When I first started making comics I didn’t have much else to spend time on besides school. I used to spend 5 hours a night working on comics, not batting an eye at that level of commitment. I’d regularly work past 3AM every night, until my vision was blurry, my hands were wracked in pain, and I had left myself only a few hours of sleep before I had to get up for work the next day. My wife recognized how unhealthy that was immediately, and got me to cut that back to 1AM, but the process had become so routine that I didn’t find it unusual.
In 2020 a website that I had been hosting comics on announced a contest. The host provided a platform specifically for viewing comics on a mobile device, which was the best solution I could find for addressing the modern webcomic issues I addressed earlier.

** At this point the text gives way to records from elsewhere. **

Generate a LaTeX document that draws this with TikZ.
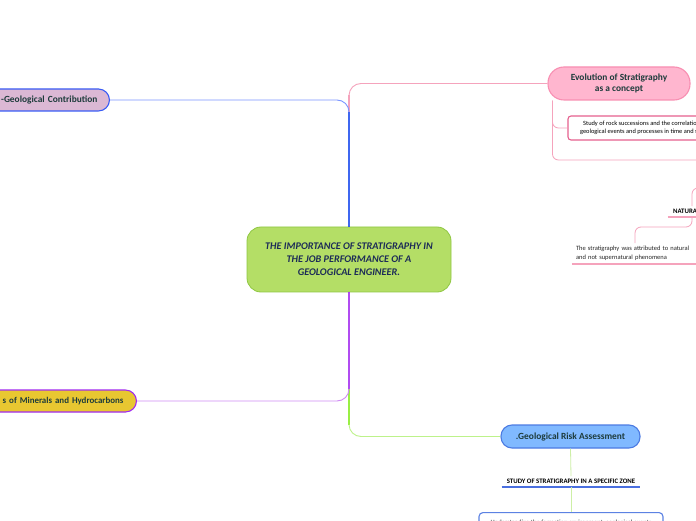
\documentclass[tikz,border=0pt]{standalone}
\usepackage{fontspec}
\setmainfont{Carlito}
\usetikzlibrary{positioning, calc}
\definecolor{corefill}{HTML}{B4DE66}
\definecolor{coreline}{HTML}{8FC742}
\definecolor{corenavy}{HTML}{1C2B57}
\definecolor{titletxt}{HTML}{1D3B3B}
\definecolor{gcfill}{HTML}{DBB8D4}
\definecolor{gcline}{HTML}{3A5CF5}
\definecolor{bluedark}{HTML}{1F4FE8}
\definecolor{bluepale}{HTML}{7A95FF}
\definecolor{pinkline}{HTML}{F5A3BC}
\definecolor{evofill}{HTML}{FFB6CF}
\definecolor{evoline}{HTML}{F88FB2}
\definecolor{studyline}{HTML}{E5608E}
\definecolor{purpdark}{HTML}{A12BF0}
\definecolor{purppale}{HTML}{D08BF5}
\definecolor{minfill}{HTML}{E8C731}
\definecolor{grndark}{HTML}{86EE1E}
\definecolor{grnpale}{HTML}{BDF28A}
\definecolor{leafgrn}{HTML}{CDEFA6}
\definecolor{riskfill}{HTML}{80B9FF}
\definecolor{riskline}{HTML}{4C7BE2}
\definecolor{zoneline}{HTML}{4A6FE0}
\definecolor{boxline}{HTML}{5C82E3}

\begin{document}
\begin{tikzpicture}[x=1pt, y=1pt,
  core/.style={draw=coreline, fill=corefill, line width=0.8pt, rounded corners=14pt,
               minimum width=204pt, minimum height=65pt, align=center, text=corenavy,
               font=\fontsize{10.2}{13}\selectfont\bfseries\itshape},
  topic/.style={draw=#1, line width=1.1pt, rounded corners=11pt, minimum height=22pt,
                inner xsep=12pt, text=titletxt, font=\fontsize{9.4}{10}\selectfont\bfseries},
  note/.style={inner xsep=5pt, inner ysep=3pt, text=black!85,
               font=\fontsize{6.5}{9}\selectfont},
  caps/.style={text=black, font=\fontsize{6.8}{8}\selectfont\bfseries},
  uline/.style={append after command={(\tikzlastnode.south west)
                edge[draw=#1, line width=1.3pt] (\tikzlastnode.south east)}},
  trunk/.style={draw=#1, line width=2.2pt},
  limb/.style={draw=#1, line width=0.9pt, rounded corners=12pt},
  twig/.style={draw=#1, line width=0.8pt, rounded corners=6pt}
]
\useasboundingbox (0,0) rectangle (696,520);
\fill[white] (0,0) rectangle (696,520);
\clip (0,0) rectangle (696,520);

% central topic
\node[core] (ctr) at (349,260.5) {THE IMPORTANCE OF STRATIGRAPHY IN\\THE JOB PERFORMANCE OF A\\GEOLOGICAL ENGINEER.};

% main branches
\node[topic=gcline, fill=gcfill, anchor=east, text width=110pt, align=right] (gc) at (110,420) {-Geological Contribution};
\node[topic=purpdark, fill=minfill, anchor=east, text width=140pt, align=right, inner xsep=13pt,
      font=\fontsize{8.9}{10}\selectfont\bfseries] (mins) at (137,119) {s of Minerals and Hydrocarbons};
\node[topic=evoline, fill=evofill, minimum width=142pt, minimum height=33pt, rounded corners=16pt,
      align=center, font=\fontsize{9.4}{11.5}\selectfont\bfseries] (evo) at (619,436.5) {Evolution of Stratigraphy\\as a concept};
\node[topic=riskline, fill=riskfill, minimum width=139pt, minimum height=23pt] (risk) at (570.5,83.5) {.Geological Risk Assessment};

% evolution sub-topics
\node[draw=studyline, fill=white, line width=1.1pt, rounded corners=3pt, minimum width=154pt,
      minimum height=24pt, align=center, font=\fontsize{6.4}{8}\selectfont] (study) at (645,392)
      {Study of rock successions and the correlation of\\geological events and processes in time and space};
\coordinate (drop) at ([xshift=5pt]evo.south west);
\coordinate (hubA) at (730,360);
\coordinate (hubB) at (730,332);
\node[note, caps, uline=pinkline, anchor=south] (nat) at (692,303) {NATURALISM};
\node[note, uline=pinkline, anchor=south, text width=118pt, align=left, inner xsep=4pt] (phen) at (635,256)
      {The stratigraphy was attributed to natural\\and not supernatural phenomena};

% risk sub-topics
\node[note, caps, uline=zoneline, anchor=south] (zone) at (571,33) {STUDY OF STRATIGRAPHY IN A SPECIFIC ZONE};
\node[note, draw=boxline, fill=white, line width=1.1pt, rounded corners=4pt, minimum width=184pt,
      minimum height=20pt, anchor=north] (fact) at (571,8) {Understanding the formation environment, geological events};

% connectors
\draw[trunk=pinkline] (ctr.north) -- ([yshift=-12pt]ctr.north |- evo.west);
\draw[limb=pinkline] (ctr.north) |- (evo.west);
\draw[trunk=bluedark] (ctr.north) -- ([yshift=-12pt]ctr.north |- gc.east);
\draw[limb=bluepale] (ctr.north) |- (gc.east);
\draw[trunk=grndark] (ctr.south) -- ([yshift=12pt]ctr.south |- risk.west);
\draw[limb=grnpale] (ctr.south) |- (risk.west);
\draw[trunk=purpdark] (ctr.south) -- ([yshift=12pt]ctr.south |- mins.east);
\draw[limb=purppale] (ctr.south) |- (mins.east);

\draw[twig=pinkline] (drop) |- (study.west);
\draw[twig=pinkline] (drop) |- (hubA);
\draw[twig=pinkline] (nat.north) |- (hubB);
\draw[twig=pinkline] (nat.south) -- ++(0,-10) -| (phen.north);

\draw[twig=leafgrn] (risk.south) -- (zone.north);
\draw[twig=leafgrn] (zone.south) -- (fact.north);
\end{tikzpicture}
\end{document}
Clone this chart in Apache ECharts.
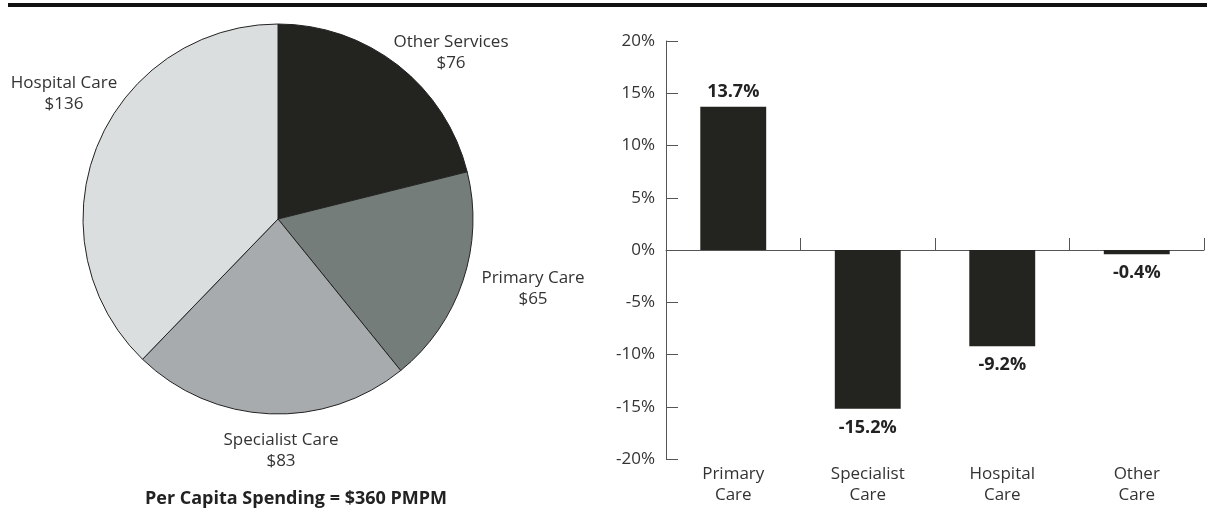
<!DOCTYPE html>
<html>
<head>
<meta charset="utf-8">
<script src="https://cdn.jsdelivr.net/npm/echarts@6/dist/echarts.min.js"></script>
<style>
  html, body { margin: 0; padding: 0; background: #fff; }
  #main { width: 1207px; height: 512px; }
</style>
</head>
<body>
<div id="main"></div>
<script>
// pie: monthly spending per capita
var pieNames = ['Other Services', 'Primary Care', 'Specialist Care', 'Hospital Care'];
var pieValues = [76, 65, 83, 136];
var pieColors = ['#23241f', '#757d7a', '#a7abad', '#dbdedf'];

// bars: change by type of care
var barCats = ['Primary\nCare', 'Specialist\nCare', 'Hospital\nCare', 'Other\nCare'];
var barValues = [13.7, -15.2, -9.2, -0.4];

var footer = 'Per Capita Spending = $360 PMPM';

var FONT = '"Open Sans", "Noto Sans", sans-serif';

// where each pie label sits (hand placed, like the original)
var pieLabelPos = [[451, 53], [533, 289], [281, 451], [64, 94]];

var chart = echarts.init(document.getElementById('main'));

var pieData = pieNames.map(function (n, i) {
    return { name: n, value: pieValues[i], itemStyle: { color: pieColors[i] } };
});

var barData = barValues.map(function (v) {
    return {
        value: v,
        label: { position: v < 0 ? 'bottom' : 'top', distance: v < 0 ? 10 : 6 }
    };
});

var option = {
    animation: false,
    textStyle: { fontFamily: FONT },
    graphic: [
        { type: 'rect', shape: { x: 8, y: 3, width: 1199, height: 4 }, style: { fill: '#111' } },
        {
            type: 'text', x: 296, y: 499,
            style: {
                text: footer, fill: '#222', font: 'bold 18px ' + FONT,
                textAlign: 'center', textVerticalAlign: 'middle'
            }
        }
    ],
    grid: { left: 666, right: 3, top: 41, bottom: 53 },
    xAxis: [
        {
            type: 'category',
            data: barCats,
            position: 'bottom',
            axisLine: { onZero: true, lineStyle: { color: '#555', width: 1 } },
            axisTick: { show: true, inside: true, length: 12, lineStyle: { color: '#555' } },
            axisLabel: { show: false }
        },
        {
            type: 'category',
            data: barCats,
            position: 'bottom',
            axisLine: { show: false },
            axisTick: { show: false },
            axisLabel: { color: '#333', fontSize: 17, lineHeight: 21, margin: 5, fontFamily: FONT }
        }
    ],
    yAxis: {
        type: 'value',
        min: -20, max: 20, interval: 5,
        axisLine: { show: true, lineStyle: { color: '#555', width: 1 } },
        axisTick: { show: true, inside: true, length: 12, lineStyle: { color: '#555' } },
        splitLine: { show: false },
        axisLabel: { formatter: '{value}%', color: '#333', fontSize: 17, margin: 11, fontFamily: FONT }
    },
    series: [
        {
            type: 'pie',
            center: [278, 219],
            radius: 195,
            startAngle: 90,
            clockwise: true,
            data: pieData,
            itemStyle: { borderColor: '#222', borderWidth: 1 },
            emphasis: { disabled: true },
            label: {
                show: true,
                position: 'outside',
                formatter: '{b}\n${c}',
                color: '#333',
                fontSize: 17,
                lineHeight: 21,
                align: 'center',
                overflow: 'none',
                fontFamily: FONT
            },
            labelLine: { show: false },
            labelLayout: function (p) {
                var pos = pieLabelPos[p.dataIndex];
                return { x: pos[0], y: pos[1], align: 'center', verticalAlign: 'middle', width: 200 };
            }
        },
        {
            type: 'bar',
            xAxisIndex: 0,
            data: barData,
            barWidth: '49%',
            itemStyle: { color: '#23241f' },
            label: {
                show: true,
                formatter: '{c}%',
                color: '#222',
                fontSize: 18,
                fontWeight: 'bold',
                fontFamily: FONT
            }
        }
    ]
};

chart.setOption(option);
</script>
</body>
</html>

I wrote a comic specifically for this contest, so the comic would be optimized specifically for this platform. When I view a contest, especially those long survival contests on reality television, I often find myself dividing the grand prize against the time that the winner invested in the campaign in order to assess whether or not their struggle was worth it (it usually isn’t, you’d be surprised how often people put themselves through hell for less than minimum wage), and I did the same for this once I planned everything and had an idea of how much time I’d be investing.
I would be sacrificing time from my family, time I could be investing in my own well being and health for a chance at earning less than $7 an hour.
I know how controversial it is to use money to measure the value of art, but the same applies for the measure of our time. Our artistic aspirations are often being manipulated in order to have use burn ourselves out in order to provide free content to drive consumers to Facebook, Twitter, Reddit, and so on. I saw the game being played, and didn’t want to go on any further. I’ve left the carnival that webcomics have become.
I spent 2020 and a good deal of 2021 assessing my process, what I want to achieve, and how I could do so in a more productive and healthier manner. I focused on a few observations in particular.
- I am not a full time artist, and I have a full time job and a family. My output should not be expected to be comparable with full time cartoonists.
- Webcomics prioritizes frequency of output, and this forces one to compromise quality or take shortcuts in order to satisfy. Focusing on quality instead is a great justification for adopting a more relaxed schedule.
- My ultimate objective with comics is to make something great and that I can be proud of. That isn’t necessarily something that is going to be popular, thus, the modern webcomic metrics and social media engagement are not good ways to assess how I’m progressing towards this goal.
So, I took some drastic steps. I owned my previous website for about 12 year, but let the domain expire and started completely from scratch with a new website. My old website was crafted like many webcomic websites, highlighting new comics and hosting an archive. My current website is designed instead like a portfolio. I’m not so much concerned with people visiting all that often.
New projects will be on a “It’s done when it’s done” schedule. I’m writing them more thoroughly, and taking my time drawing and inking them. I’ve decided to keep finished elements offline to minimize the temptation to fall back into old habits, only posting work as they are finished on Patreon which in its present form allows for a much more direct dialogue between me and my readers, allowing for real time feedback with people engaged with the projects. Online publishing is still planned, but only once projects are completed.
My current methodology revolves around the comics rather than the platform. I’m hopeful that we’ll see great results from this as a result. If you’re an artist that can relate to what I’ve been talking about, or you know someone who has, I hope this little blog has been helpful in giving you some ideas as to how to improve your own work routine.